If we have the graph of $$y=f(x)$$, we can draw a sketch of the graph of $$y=f'(x)$$ by estimating the slope of the tangent to the graph of $$f$$ at each $$x$$ value. We then plot the points $$(x,f'(x))$$ in the $$xy$$-plane and connect them by a smooth curve whenever possible. This curve represents the graph of $$y=f'(x)$$.

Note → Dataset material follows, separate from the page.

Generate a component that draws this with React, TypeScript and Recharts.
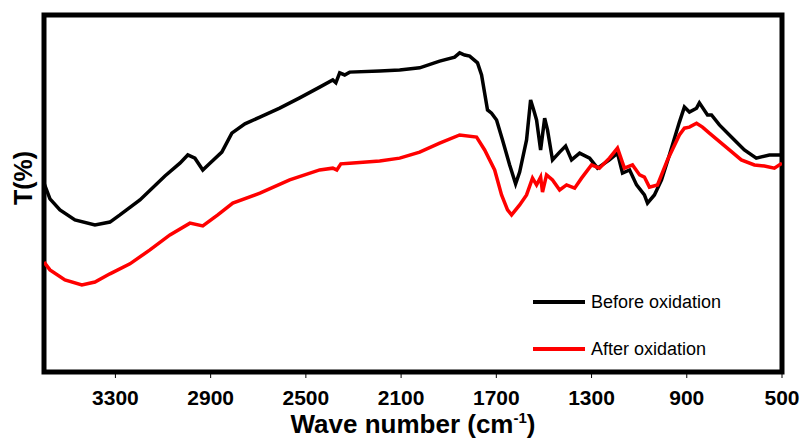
import { LineChart, Line, XAxis, YAxis, ReferenceArea } from "recharts";

// FTIR spectra, wave number (cm-1) and transmittance (arbitrary units)
const beforeWavenumber = [
  3600, 3575, 3533, 3470, 3386, 3323, 3281, 3197, 3092, 3029, 2996, 2966, 2933, 2903, 2853, 2811, 2756,
  2693, 2610, 2526, 2442, 2387, 2374, 2358, 2337, 2316, 2190, 2106, 2022, 1938, 1875, 1854, 1833, 1812,
  1779, 1762, 1737, 1720, 1699, 1674, 1644, 1619, 1602, 1573, 1556, 1543, 1531, 1514, 1497, 1485, 1464,
  1434, 1409, 1384, 1350, 1308, 1275, 1225, 1191, 1170, 1140, 1111, 1078, 1065, 1036, 1006, 973, 931,
  910, 889, 859, 847, 813, 796, 763, 700, 658, 608, 553, 500,
];
const beforeTransmittance = [
  52.9, 48.5, 45.4, 42.6, 41.2, 42.0, 44.0, 48.2, 54.9, 58.5, 60.8, 59.9, 56.6, 58.5, 61.6, 66.9, 69.5,
  71.4, 73.9, 76.8, 79.8, 81.8, 81.0, 83.8, 83.2, 84.0, 84.3, 84.6, 85.2, 87.1, 88.2, 89.4, 88.8, 88.5,
  86.6, 83.2, 73.4, 72.5, 70.6, 65.0, 58.0, 52.7, 56.0, 65.0, 76.2, 73.4, 70.6, 62.2, 71.1, 67.8, 59.4,
  61.6, 63.3, 59.4, 61.3, 59.9, 57.1, 59.4, 61.3, 55.7, 56.6, 52.4, 49.6, 47.3, 49.6, 53.8, 60.8, 70.0,
  74.2, 72.8, 73.9, 75.4, 72.0, 72.0, 69.2, 65.0, 62.2, 59.9, 60.8, 60.8,
];

const afterWavenumber = [
  3600, 3575, 3512, 3441, 3386, 3323, 3239, 3155, 3071, 2987, 2933, 2870, 2807, 2693, 2568, 2442, 2387,
  2370, 2353, 2316, 2190, 2106, 2022, 1938, 1854, 1783, 1749, 1707, 1678, 1653, 1636, 1602, 1573, 1548,
  1531, 1514, 1506, 1489, 1464, 1434, 1405, 1371, 1342, 1300, 1267, 1225, 1191, 1162, 1128, 1098, 1078,
  1057, 1023, 981, 931, 910, 889, 859, 834, 805, 721, 671, 616, 574, 532, 500,
];
const afterTransmittance = [
  30.8, 28.6, 25.8, 24.4, 25.2, 27.5, 30.3, 34.2, 38.4, 41.7, 40.9, 44.0, 47.3, 50.1, 53.8, 56.6, 57.1,
  56.6, 58.3, 58.5, 59.1, 59.9, 61.6, 64.1, 66.4, 65.8, 62.2, 56.6, 49.6, 45.4, 44.0, 46.8, 49.6, 54.3,
  52.4, 54.6, 50.4, 55.2, 53.8, 51.0, 52.4, 51.5, 54.3, 58.0, 57.1, 59.9, 62.7, 57.1, 58.0, 55.2, 54.6,
  51.8, 52.4, 59.4, 66.4, 68.3, 68.6, 69.7, 68.6, 66.9, 62.2, 59.4, 58.0, 57.7, 57.1, 58.5,
];

const xTicks = [3300, 2900, 2500, 2100, 1700, 1300, 900, 500];

const beforeData = beforeWavenumber.map((wn, i) => ({ wn, t: beforeTransmittance[i] }));
const afterData = afterWavenumber.map((wn, i) => ({ wn, t: afterTransmittance[i] }));

const font = "'Liberation Sans', Arial, sans-serif";

const LegendRow = ({ color, label, top }: { color: string; label: string; top: number }) => (
  <div style={{ position: "absolute", left: 533, top: top - 11, height: 22, display: "flex", alignItems: "center" }}>
    <div style={{ width: 52, height: 4, background: color, marginRight: 6 }} />
    <span style={{ fontFamily: font, fontSize: 18, color: "#000", whiteSpace: "nowrap" }}>{label}</span>
  </div>
);

export default function App() {
  return (
    <div style={{ position: "absolute", left: 0, top: 0, width: 801, height: 441, background: "#fff", overflow: "hidden" }}>
      <LineChart width={801} height={441} margin={{ top: 15, right: 19, left: 44, bottom: 0 }}>
        <XAxis
          dataKey="wn"
          type="number"
          domain={[500, 3600]}
          reversed
          ticks={xTicks}
          allowDataOverflow
          axisLine={false}
          tickLine={{ stroke: "#000" }}
          tickSize={6}
          tickMargin={12}
          height={69}
          tick={{ fill: "#000", fontSize: 21, fontWeight: "bold", fontFamily: font }}
        />
        <YAxis hide type="number" domain={[0, 100]} />
        <Line data={beforeData} dataKey="t" type="linear" stroke="#000" strokeWidth={3.5} dot={false} isAnimationActive={false} />
        <Line data={afterData} dataKey="t" type="linear" stroke="#ff0000" strokeWidth={3.5} dot={false} isAnimationActive={false} />
        <ReferenceArea x1={500} x2={3600} y1={0} y2={100} fill="none" stroke="#000" strokeWidth={5} ifOverflow="visible" />
      </LineChart>

      <LegendRow color="#000" label="Before oxidation" top={302} />
      <LegendRow color="#ff0000" label="After oxidation" top={349} />

      <div
        style={{
          position: "absolute",
          left: 213,
          width: 400,
          top: 411,
          textAlign: "center",
          fontFamily: font,
          fontSize: 26,
          fontWeight: "bold",
          lineHeight: "26px",
          whiteSpace: "nowrap",
        }}
      >
        Wave number (cm
        <span style={{ fontSize: 15, position: "relative", top: -10 }}>-1</span>)
      </div>

      <div
        style={{
          position: "absolute",
          left: 23,
          top: 178,
          transform: "translate(-50%, -50%) rotate(-90deg)",
          fontFamily: font,
          fontSize: 25,
          fontWeight: "bold",
          lineHeight: 1,
          whiteSpace: "nowrap",
        }}
      >
        T(%)
      </div>
    </div>
  );
}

When you seek to graph the derivative, it is often easiest to first identify the places where the slope of the tangent line is 0. Those are the places where you can hope the sign on the derivative may change.

Example 1
The graph of$$y=f(x)$$ is shown below. Give a rough sketch of the graph of $$y=f'(x).$$

Solution

The tangent to the curve is horizontal at $$x=0$$ and $$x=2.$$
$\begin{cases} x<0 & \text{tangent line makes an acute angle with positive } x \text{ axis}\Rightarrow f'(x)>0\\ 0<x<2 & \text{tangent line makes an obtuse angle with positive }x\text{ axis}\Rightarrow f'(x)<0\\ 2<x & \text{tangent line makes an acute angle with positive }x \text{ axis}\Rightarrow f'(x)>0 \end{cases}$
Specifically, the slope of the tangent line at $$x=-1$$ is
$m_{\text{tan}}=\frac{3}{1}\Rightarrow f'(-1)=3.$
The slope of the tangent line at $$x=1$$ is
$m_{\text{tan}}=\frac{-1}{1}\Rightarrow f'(1)=-1$
At $$x=3$$
$m_{\text{tan}}=\frac{-3}{-1}\Rightarrow f'(3)=3.$
If we connects these points:
$(-1,3),(0,0),(1,-1),(2,0),(3,3)$ we can figure out how $$f’$$ looks like (Figure 1).